Several times in this blog I have cited my support of ecotourism as a means of enlightening people to the wonders of nature and the need for conservation. And while that is the overarching goal, for ecotourism to be truly successful it must contain a strong economic component that makes it appealing to those who may be faced with having to change established business models or personal activities for the sake of ecotourism operations.
But the economic incentives must not be confined to a small group of profitable businessmen; the community as a whole must benefit so as to ensure long-term support. This has been a cornerstone of the strategy taken by the Humane Society International and a recent email summary newsletter about their activities in promoting ecotourism in Latin America clearly illustrates their approach, from Costa Rica to Peru.
Ranging from hospitality opportunities, including tour guide training to cabins and restaurants, to scientific research support to land and road development - all provide a variety of economic opportunities for local communities.
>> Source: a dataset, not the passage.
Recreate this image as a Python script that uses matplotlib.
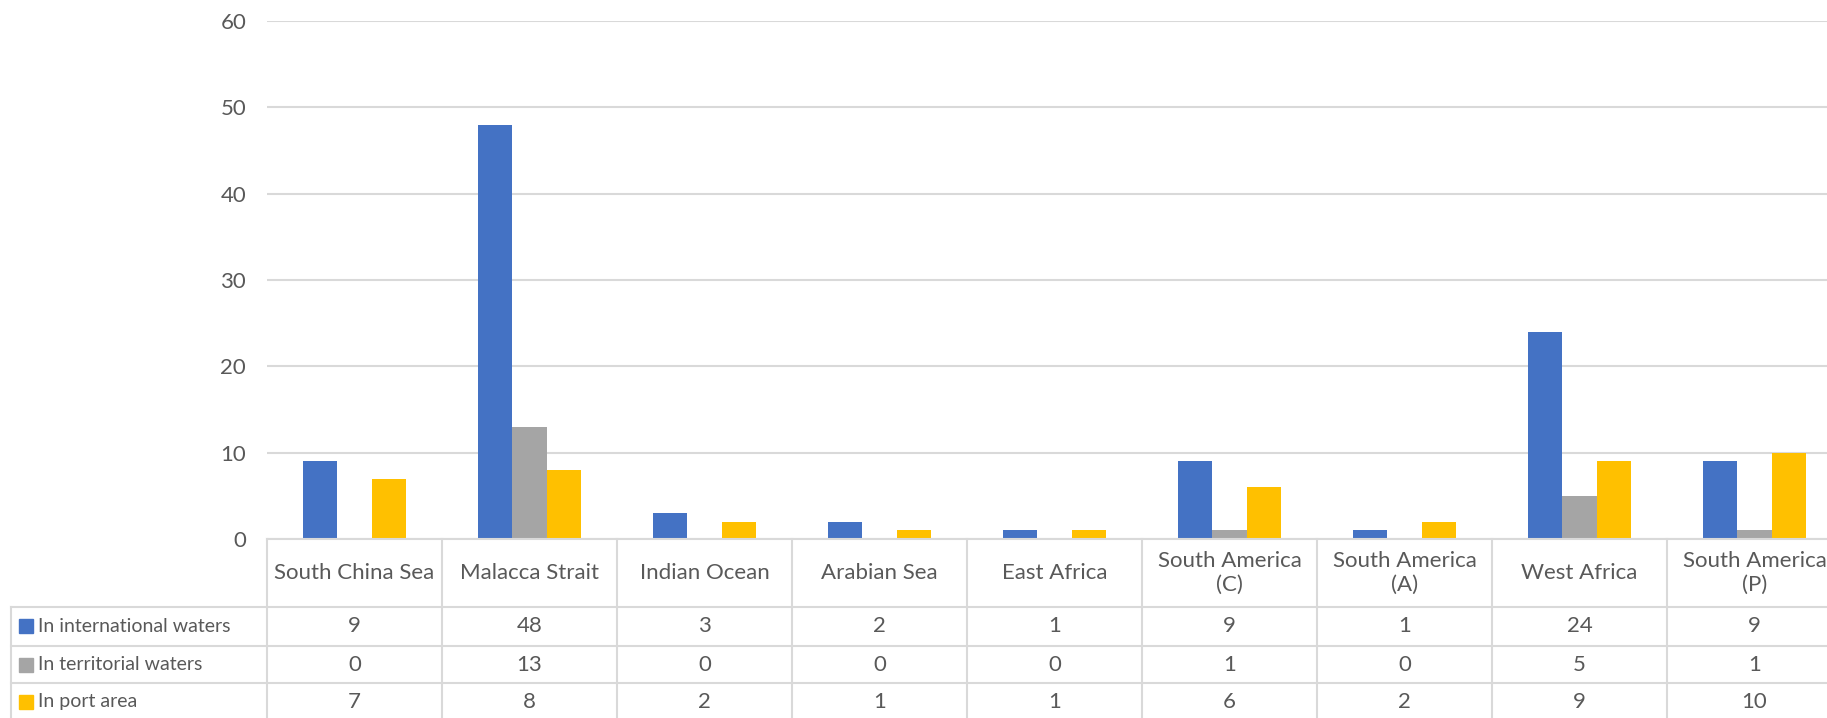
import numpy as np
import matplotlib.pyplot as plt
from matplotlib.lines import Line2D
from matplotlib.transforms import blended_transform_factory

categories = ["South China Sea", "Malacca Strait", "Indian Ocean", "Arabian Sea",
              "East Africa", "South America\n(C)", "South America\n(A)",
              "West Africa", "South America\n(P)"]
series_names = ["In international waters", "In territorial waters", "In port area"]
international = [9, 48, 3, 2, 1, 9, 1, 24, 9]
territorial = [0, 13, 0, 0, 0, 1, 0, 5, 1]
port = [7, 8, 2, 1, 1, 6, 2, 9, 10]
colors = ["#4472C4", "#A5A5A5", "#FFC000"]

W, H = 1827, 718
txt = "#595959"
grid = "#D9D9D9"
plt.rcParams['font.family'] = ['Lato', 'DejaVu Sans']

fig = plt.figure(figsize=(W / 100, H / 100), dpi=100)

def fx(px):
    return px / W

def fy(py):
    return 1 - py / H

# plot area: left 267px, 175px per category, top 21px, baseline 539px
ax = fig.add_axes([fx(267), fy(539), 9 * 175 / W, (539 - 21) / H])

x = np.arange(len(categories))
bw = 0.195
data = [international, territorial, port]
for i, vals in enumerate(data):
    ax.bar(x + (i - 1) * bw, vals, bw, color=colors[i], zorder=3)

ax.set_xlim(-0.5, len(categories) - 0.5)
ax.set_ylim(0, 60)
ax.set_yticks(range(0, 61, 10))
ax.yaxis.grid(True, color=grid, linewidth=1.5, zorder=0)
ax.set_xticks([])
for s in ax.spines.values():
    s.set_visible(False)
ax.tick_params(axis='y', length=0, pad=15, labelsize=16, labelcolor=txt)

# data table
tr = blended_transform_factory(ax.transData, fig.transFigure)
row_lines = [539, 607, 646, 683]
row_centers = [626, 665, 702]

fig.add_artist(Line2D([fx(267), 1], [fy(539), fy(539)], color=grid, lw=1.5))
for yy in row_lines[1:]:
    fig.add_artist(Line2D([fx(11), 1], [fy(yy), fy(yy)], color=grid, lw=1.5))
fig.add_artist(Line2D([fx(11), fx(11)], [fy(607), 0], color=grid, lw=1.5))
for k in range(len(categories) + 1):
    fig.add_artist(Line2D([k - 0.5, k - 0.5], [fy(539), 0], color=grid, lw=1.5,
                          transform=tr))

for k, cat in enumerate(categories):
    fig.text(k, fy(573), cat, transform=tr, ha='center', va='center',
             fontsize=16, color=txt, linespacing=1.25)
    for r, vals in enumerate(data):
        fig.text(k, fy(row_centers[r]), str(vals[k]), transform=tr,
                 ha='center', va='center', fontsize=16, color=txt)

for r, name in enumerate(series_names):
    yc = fy(row_centers[r])
    fig.patches.append(plt.Rectangle((fx(19), yc - 7 / H), 14 / W, 14 / H,
                                     transform=fig.transFigure, color=colors[r],
                                     figure=fig))
    fig.text(fx(38), yc, name, ha='left', va='center', fontsize=14, color=txt)

fig.savefig("out.png", dpi=100)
It's fundamental and the cynic may see it as locals just being self-serving, but one of the best ways to garner support for conserving natural resources is to provide a tangible benefit, particularly in areas where the people's day-to-day existence holds much greater influence compared to big picture goals like conservation.
To borrow from a famous quote of Teddy Roosevelt, regulations and enforcement are required to wield "a big stick" at those who would willingly threaten our natural resources; ecotourism serves as a means to "speak softly" and gain converts from both outside and within critical nature sites.